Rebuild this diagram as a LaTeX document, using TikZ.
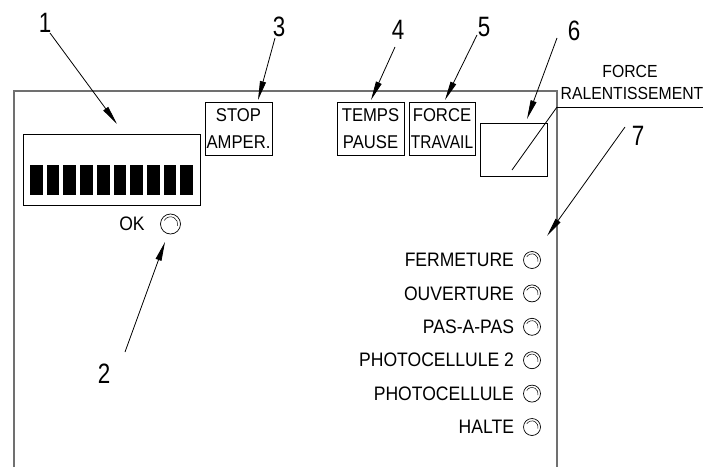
\documentclass[tikz,border=0pt]{standalone}
\usepackage{fontspec}
\setmainfont{Liberation Sans}[FakeStretch=0.9]
\newfontfamily\numfont{Liberation Sans}[FakeStretch=0.8]
\usetikzlibrary{arrows.meta,positioning}
\definecolor{panelgray}{RGB}{112,112,112}
\tikzset{
  panel/.style={panelgray, line width=2pt},
  callout/.style={black, line width=0.8pt,
    -{Triangle[length=19pt,width=6pt]}},
  leader/.style={black, line width=0.8pt},
  number/.style={inner sep=1pt, font=\numfont\fontsize{28}{28}\selectfont},
  labelbox/.style={draw, line width=0.8pt, minimum width=67pt,
    minimum height=53pt, inner sep=0pt, align=center,
    font=\fontsize{18.5}{27}\selectfont},
  ledtext/.style={inner sep=0pt, font=\fontsize{19.5}{22}\selectfont},
  led/.style={circle, draw, line width=0.7pt, minimum size=#1,
    inner sep=0pt,
    path picture={\draw[line width=0.5pt]
      ([shift={(150:0.36*#1)}]path picture bounding box.center)
      arc[start angle=150, end angle=-15, radius=0.36*#1];}},
  led/.default=17pt
}

\begin{document}
\begin{tikzpicture}[x=1pt,y=1pt]
  \useasboundingbox (0,0) rectangle (703,467);

  % Control panel outline
  \draw[panel] (14,0) -- (14,376) -- (557,376) -- (557,0);

  % Display with segment bars
  \node[draw, line width=0.8pt, minimum width=177pt, minimum height=71pt,
    inner sep=0pt] (display) at (111.5,297.5) {};
  \foreach \k in {0,...,9}{
    \fill (30+16.7*\k,272) rectangle ++(12.7,30);
  }
  \node[ledtext] (oktext) at (132,243) {OK};
  \node[led=20pt] (okled) at (170.5,243) {};

  % Adjustment boxes
  \node[labelbox] (box3) at (238.5,338.5) {STOP\\AMPER.};
  \node[labelbox] (box4) at (370.5,338.5) {TEMPS\\PAUSE};
  \node[labelbox, minimum width=66pt] (box5) at (442,338.5)
    {FORCE\\\scalebox{0.93}[1]{TRAVAIL}};
  \node[labelbox] (box6) at (513.5,317.5) {};

  % Slow-down label with leader
  \node[ledtext, anchor=base, font=\fontsize{17.5}{20}\selectfont]
    (force6) at (630,389) {FORCE};
  \node[ledtext, anchor=base, font=\fontsize{17.5}{20}\selectfont]
    (ralent) at (632,368) {RALENTISSEMENT};
  \coordinate (lead) at (557,360);
  \coordinate (leadend) at (512,297);
  \draw[leader] (lead) -- ++(146,0);
  \draw[leader] (lead) -- (leadend);

  % Status lamps
  \foreach \lbl [count=\i] in {FERMETURE,OUVERTURE,PAS-A-PAS,
      PHOTOCELLULE 2,PHOTOCELLULE,HALTE}{
    \node[led] (led\i) at (532,240.4-33.4*\i) {};
    \node[ledtext, left=9pt of led\i] (txt\i) {\lbl};
  }

  % Reference numbers
  \node[number] (n1) at (45,444) {1};
  \node[number] (n2) at (104,93) {2};
  \node[number] (n3) at (279,440) {3};
  \node[number] (n4) at (398,437) {4};
  \node[number] (n5) at (484,440) {5};
  \node[number] (n6) at (574,436) {6};
  \node[number] (n7) at (638,331) {7};

  % Callout arrows
  \coordinate (a1) at (50,434);   \coordinate (b1) at (117,343);
  \coordinate (a2) at (125,115);  \coordinate (b2) at (165,225);
  \coordinate (a3) at (275,429);  \coordinate (b3) at (258,367);
  \coordinate (a4) at (395,420);  \coordinate (b4) at (371,367);
  \coordinate (a5) at (477,432);  \coordinate (b5) at (445,367);
  \coordinate (a6) at (557,429);  \coordinate (b6) at (527,348);
  \coordinate (a7) at (625,340);  \coordinate (b7) at (547,231);
  \foreach \i in {1,...,7}{
    \draw[callout] (a\i) -- (b\i);
  }
\end{tikzpicture}
\end{document}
= = =
Every line is to be duplicated exactly, though pictures stay out.

**THE OUTPUT:**
Rebuild this diagram as a LaTeX document, using TikZ.
\documentclass[tikz,border=0pt]{standalone}
\usepackage{fontspec}
\setmainfont{Liberation Sans}[FakeStretch=0.9]
\newfontfamily\numfont{Liberation Sans}[FakeStretch=0.8]
\usetikzlibrary{arrows.meta,positioning}
\definecolor{panelgray}{RGB}{112,112,112}
\tikzset{
  panel/.style={panelgray, line width=2pt},
  callout/.style={black, line width=0.8pt,
    -{Triangle[length=19pt,width=6pt]}},
  leader/.style={black, line width=0.8pt},
  number/.style={inner sep=1pt, font=\numfont\fontsize{28}{28}\selectfont},
  labelbox/.style={draw, line width=0.8pt, minimum width=67pt,
    minimum height=53pt, inner sep=0pt, align=center,
    font=\fontsize{18.5}{27}\selectfont},
  ledtext/.style={inner sep=0pt, font=\fontsize{19.5}{22}\selectfont},
  led/.style={circle, draw, line width=0.7pt, minimum size=#1,
    inner sep=0pt,
    path picture={\draw[line width=0.5pt]
      ([shift={(150:0.36*#1)}]path picture bounding box.center)
      arc[start angle=150, end angle=-15, radius=0.36*#1];}},
  led/.default=17pt
}

\begin{document}
\begin{tikzpicture}[x=1pt,y=1pt]
  \useasboundingbox (0,0) rectangle (703,467);

  % Control panel outline
  \draw[panel] (14,0) -- (14,376) -- (557,376) -- (557,0);

  % Display with segment bars
  \node[draw, line width=0.8pt, minimum width=177pt, minimum height=71pt,
    inner sep=0pt] (display) at (111.5,297.5) {};
  \foreach \k in {0,...,9}{
    \fill (30+16.7*\k,272) rectangle ++(12.7,30);
  }
  \node[ledtext] (oktext) at (132,243) {OK};
  \node[led=20pt] (okled) at (170.5,243) {};

  % Adjustment boxes
  \node[labelbox] (box3) at (238.5,338.5) {STOP\\AMPER.};
  \node[labelbox] (box4) at (370.5,338.5) {TEMPS\\PAUSE};
  \node[labelbox, minimum width=66pt] (box5) at (442,338.5)
    {FORCE\\\scalebox{0.93}[1]{TRAVAIL}};
  \node[labelbox] (box6) at (513.5,317.5) {};

  % Slow-down label with leader
  \node[ledtext, anchor=base, font=\fontsize{17.5}{20}\selectfont]
    (force6) at (630,389) {FORCE};
  \node[ledtext, anchor=base, font=\fontsize{17.5}{20}\selectfont]
    (ralent) at (632,368) {RALENTISSEMENT};
  \coordinate (lead) at (557,360);
  \coordinate (leadend) at (512,297);
  \draw[leader] (lead) -- ++(146,0);
  \draw[leader] (lead) -- (leadend);

  % Status lamps
  \foreach \lbl [count=\i] in {FERMETURE,OUVERTURE,PAS-A-PAS,
      PHOTOCELLULE 2,PHOTOCELLULE,HALTE}{
    \node[led] (led\i) at (532,240.4-33.4*\i) {};
    \node[ledtext, left=9pt of led\i] (txt\i) {\lbl};
  }

  % Reference numbers
  \node[number] (n1) at (45,444) {1};
  \node[number] (n2) at (104,93) {2};
  \node[number] (n3) at (279,440) {3};
  \node[number] (n4) at (398,437) {4};
  \node[number] (n5) at (484,440) {5};
  \node[number] (n6) at (574,436) {6};
  \node[number] (n7) at (638,331) {7};

  % Callout arrows
  \coordinate (a1) at (50,434);   \coordinate (b1) at (117,343);
  \coordinate (a2) at (125,115);  \coordinate (b2) at (165,225);
  \coordinate (a3) at (275,429);  \coordinate (b3) at (258,367);
  \coordinate (a4) at (395,420);  \coordinate (b4) at (371,367);
  \coordinate (a5) at (477,432);  \coordinate (b5) at (445,367);
  \coordinate (a6) at (557,429);  \coordinate (b6) at (527,348);
  \coordinate (a7) at (625,340);  \coordinate (b7) at (547,231);
  \foreach \i in {1,...,7}{
    \draw[callout] (a\i) -- (b\i);
  }
\end{tikzpicture}
\end{document}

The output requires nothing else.